Arrastrarse por las cloacas puede
llegar a ser una profesión no demasiado honesta aunque se cobre del servicio
secreto británico. En la vida de un hombre todo ha sido una traición gris,
difuminada, sin valor alguno. Ha destrozado vidas que, posiblemente, no lo
merecían solo porque pensaban de forma diferente. Ha urdido complots para que
la desgracia se cebara sobre aquellos que no querían integrarse en la sociedad
inglesa. La bebida puede ser un escape parcial pero en ningún caso será un
cicatrizante. Y, al final, siempre, sin dudarlo, ha habido una víctima, una
muerte de la amistad, un dolor íntimo que se ha sumido en la agonía como un
muro de vergüenza que no deja pasar el equilibrio que nunca se ha poseído.
Todo se reduce en fingir que se
es alguien que pierde. Permanentemente. En realidad, no es muy diferente a como
se siente el agente Alec Leamas. Basta con hacer en público un par de cosas que
avergonzarían al ciudadano más reprochable de cuantos habitan la fauna de la
fría Londres y poner esa cara de impasibilidad que lo que realmente esconde es
un dolor intenso y arraigado. Las entrañas se revuelven día a día pero cada vez
se tiene menos resistencia. Hay que coger a un tipo en Alemania Oriental. Una
activista de izquierdas será el cebo. Basta con conquistarla. Basta con mentir,
una vez más. Y llegará un momento en que Alec Leamas no podrá diferenciar entre
verdad y mentira. Porque la única verdad es la muerte. La muerte que arrebata
todo, incluso el recuerdo, incluso el último atisbo de volver a sentirse como
un ser humano. El frío acabará con todo. Mientras gritan su nombre, mientras él
vuelve solo para acabar con una existencia que nunca mereció la pena.

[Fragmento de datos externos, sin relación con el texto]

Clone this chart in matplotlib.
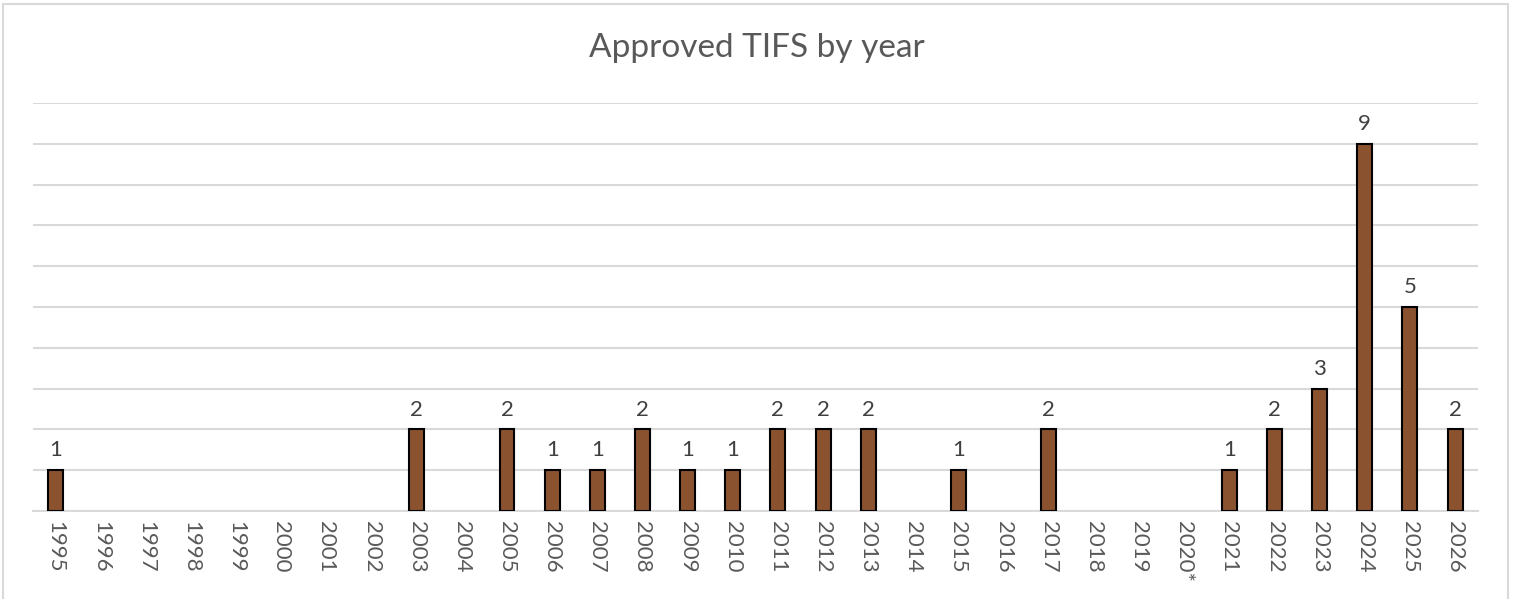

Quizá ésta sea la más gris de las
novelas de John Le Carré que han sido adaptadas al cine. Tal vez porque en Alec
Leamas están todos los temores y todos los desperdicios de la guerra fría que
tanto tuvo en vilo al mundo a mediados de los sesenta. El rostro de Richard
Burton, cincelado en mármol, ayuda a dejarse invadir por una sensación de
fracaso abrumadora. El frío, sí, se palpa en los huesos porque, en realidad, no
es que en el Berlín Oriental bajen las temperaturas sino que el corazón de
Leamas trata de exhalar un último grito de auxilio encontrándose con que, una
vez más, el vacío se sube a su espalda para aplastarlo, para obligarse a ser
otro fraude, para volver a traicionar o llevar a la muerte o condenar a alguien
con quien, en el fondo, se tiene alguna afinidad moral o afectiva. Leamas elige
su propio destino porque ha sido lo único que le han dejado elegir. Siempre ha
sido una marioneta de George Smiley y de su gente. Con una desoladora sensación
de rechazo a la vuelta de la esquina. Con una decepcionante certeza de que
aquello no sirve para nada. Con la seguridad de que el frío se quedará hasta
hacer de él un témpano congelado que perdió los sentimientos en algún lugar de
una alambrada que también separó al mundo.